Il suo spettacolo è costruito mischiando le tecniche circensi, la danza e la musica a testi di Miguel Hernández, Koltés, Rousseau, Saint-Exupéry, Baricco, Brecht, gli indiani del sudamerica. Ma la spontaneità leggera e il gusto del “mestiere” circense la allontanano dai narcisismi del nouveau cirque e le permettono il difficilissimo risultato di essere cruda, struggente, poetica, violenta, tenera e universale. La sua maschera è essenziale, quasi rituale come quella di un indigeno la cui forza è non avere niente.
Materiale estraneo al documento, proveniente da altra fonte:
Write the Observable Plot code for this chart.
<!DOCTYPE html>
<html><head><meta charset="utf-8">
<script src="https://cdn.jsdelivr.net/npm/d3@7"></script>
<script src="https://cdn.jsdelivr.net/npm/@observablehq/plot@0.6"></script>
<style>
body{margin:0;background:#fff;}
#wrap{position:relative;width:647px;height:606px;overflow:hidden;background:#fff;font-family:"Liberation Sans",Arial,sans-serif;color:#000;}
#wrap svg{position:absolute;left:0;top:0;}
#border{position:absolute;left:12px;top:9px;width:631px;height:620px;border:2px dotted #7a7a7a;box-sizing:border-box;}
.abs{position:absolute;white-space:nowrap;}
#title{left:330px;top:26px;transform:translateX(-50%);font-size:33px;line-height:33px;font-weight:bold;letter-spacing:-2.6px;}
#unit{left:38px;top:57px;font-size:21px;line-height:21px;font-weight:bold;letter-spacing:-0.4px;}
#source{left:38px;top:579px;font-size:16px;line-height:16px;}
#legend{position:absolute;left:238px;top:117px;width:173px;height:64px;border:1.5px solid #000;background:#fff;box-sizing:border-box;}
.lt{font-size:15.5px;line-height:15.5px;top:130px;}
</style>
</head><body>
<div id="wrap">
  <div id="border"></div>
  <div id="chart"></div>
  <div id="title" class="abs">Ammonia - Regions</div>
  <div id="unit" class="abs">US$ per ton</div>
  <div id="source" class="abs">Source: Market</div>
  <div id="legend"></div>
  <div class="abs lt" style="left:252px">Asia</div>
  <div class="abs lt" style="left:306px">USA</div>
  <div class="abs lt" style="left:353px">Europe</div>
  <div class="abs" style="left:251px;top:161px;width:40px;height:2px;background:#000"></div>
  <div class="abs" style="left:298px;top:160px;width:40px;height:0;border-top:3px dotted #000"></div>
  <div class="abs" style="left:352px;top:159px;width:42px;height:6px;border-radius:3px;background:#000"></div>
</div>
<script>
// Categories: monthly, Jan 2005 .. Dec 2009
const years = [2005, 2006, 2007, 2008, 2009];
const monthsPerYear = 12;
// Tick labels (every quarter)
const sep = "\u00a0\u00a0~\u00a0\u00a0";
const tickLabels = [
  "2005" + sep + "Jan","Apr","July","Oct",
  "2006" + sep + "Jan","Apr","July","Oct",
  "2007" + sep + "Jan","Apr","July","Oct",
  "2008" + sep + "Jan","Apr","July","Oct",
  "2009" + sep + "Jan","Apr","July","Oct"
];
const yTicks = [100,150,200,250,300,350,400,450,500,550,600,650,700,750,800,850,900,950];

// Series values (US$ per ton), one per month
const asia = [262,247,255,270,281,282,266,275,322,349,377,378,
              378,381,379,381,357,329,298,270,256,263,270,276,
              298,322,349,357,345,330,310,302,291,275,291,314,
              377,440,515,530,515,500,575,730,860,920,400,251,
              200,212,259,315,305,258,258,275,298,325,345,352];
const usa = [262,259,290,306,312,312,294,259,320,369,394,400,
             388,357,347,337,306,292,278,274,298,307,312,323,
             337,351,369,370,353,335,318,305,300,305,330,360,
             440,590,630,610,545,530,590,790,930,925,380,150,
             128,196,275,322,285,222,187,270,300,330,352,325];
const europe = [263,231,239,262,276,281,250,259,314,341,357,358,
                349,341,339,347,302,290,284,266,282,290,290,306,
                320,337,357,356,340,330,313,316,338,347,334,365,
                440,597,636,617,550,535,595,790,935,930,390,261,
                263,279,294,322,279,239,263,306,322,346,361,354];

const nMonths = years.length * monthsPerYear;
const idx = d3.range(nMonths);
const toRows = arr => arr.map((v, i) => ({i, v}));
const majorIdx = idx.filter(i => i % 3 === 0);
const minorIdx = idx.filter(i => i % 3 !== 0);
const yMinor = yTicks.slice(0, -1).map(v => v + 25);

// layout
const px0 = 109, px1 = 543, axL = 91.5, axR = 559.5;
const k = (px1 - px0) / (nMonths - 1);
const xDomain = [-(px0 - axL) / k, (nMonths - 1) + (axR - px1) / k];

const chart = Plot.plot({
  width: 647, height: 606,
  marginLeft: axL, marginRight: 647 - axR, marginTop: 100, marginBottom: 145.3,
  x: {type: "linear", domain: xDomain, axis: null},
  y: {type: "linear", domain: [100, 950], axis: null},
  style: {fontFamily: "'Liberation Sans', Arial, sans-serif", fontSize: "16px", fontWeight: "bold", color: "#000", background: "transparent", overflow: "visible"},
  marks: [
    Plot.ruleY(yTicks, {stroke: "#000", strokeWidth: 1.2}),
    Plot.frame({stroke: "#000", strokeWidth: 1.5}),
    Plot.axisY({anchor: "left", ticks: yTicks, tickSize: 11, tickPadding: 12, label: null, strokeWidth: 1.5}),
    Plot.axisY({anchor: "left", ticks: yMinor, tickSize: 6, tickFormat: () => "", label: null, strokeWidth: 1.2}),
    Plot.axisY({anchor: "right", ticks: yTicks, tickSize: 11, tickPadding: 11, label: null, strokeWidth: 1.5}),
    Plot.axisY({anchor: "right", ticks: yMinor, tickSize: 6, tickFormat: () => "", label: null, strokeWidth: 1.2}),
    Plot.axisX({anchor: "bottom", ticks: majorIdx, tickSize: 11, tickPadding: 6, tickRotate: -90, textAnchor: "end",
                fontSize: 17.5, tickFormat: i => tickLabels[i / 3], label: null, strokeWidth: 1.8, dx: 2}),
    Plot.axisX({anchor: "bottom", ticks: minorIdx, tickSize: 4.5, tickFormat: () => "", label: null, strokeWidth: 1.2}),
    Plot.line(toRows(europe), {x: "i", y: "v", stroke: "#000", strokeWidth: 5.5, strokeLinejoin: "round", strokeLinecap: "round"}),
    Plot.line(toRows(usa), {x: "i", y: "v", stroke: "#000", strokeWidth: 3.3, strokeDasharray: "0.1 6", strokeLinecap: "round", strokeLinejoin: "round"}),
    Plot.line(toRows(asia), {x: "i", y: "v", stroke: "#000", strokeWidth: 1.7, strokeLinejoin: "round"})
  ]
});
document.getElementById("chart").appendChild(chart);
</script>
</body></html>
Universale vuol dire anche che, dopo i saluti finali di questo delirio sulle sorti del mondo, una bambina di circa due anni é salita in scena per darle un bacio.

Quanto avrei voluto vedere questo spettacolo a due anni.

Ho tante volte pensato come l’universalità secolare del clown, quel filo pazzo che passa dalla saggezza intellettuale del fool shakespeariano alla malizia di Charlot, ai virtuosismi di Grock fino a Dario Fo sarebbe potuta sopravvivere dopo di noi nel nostro ignoto futuro: Alba Sarraute ci ha avvicinato la speranza.

“Un giorno il cielo ci cadrà sopra e nessuno se ne accorgerà”.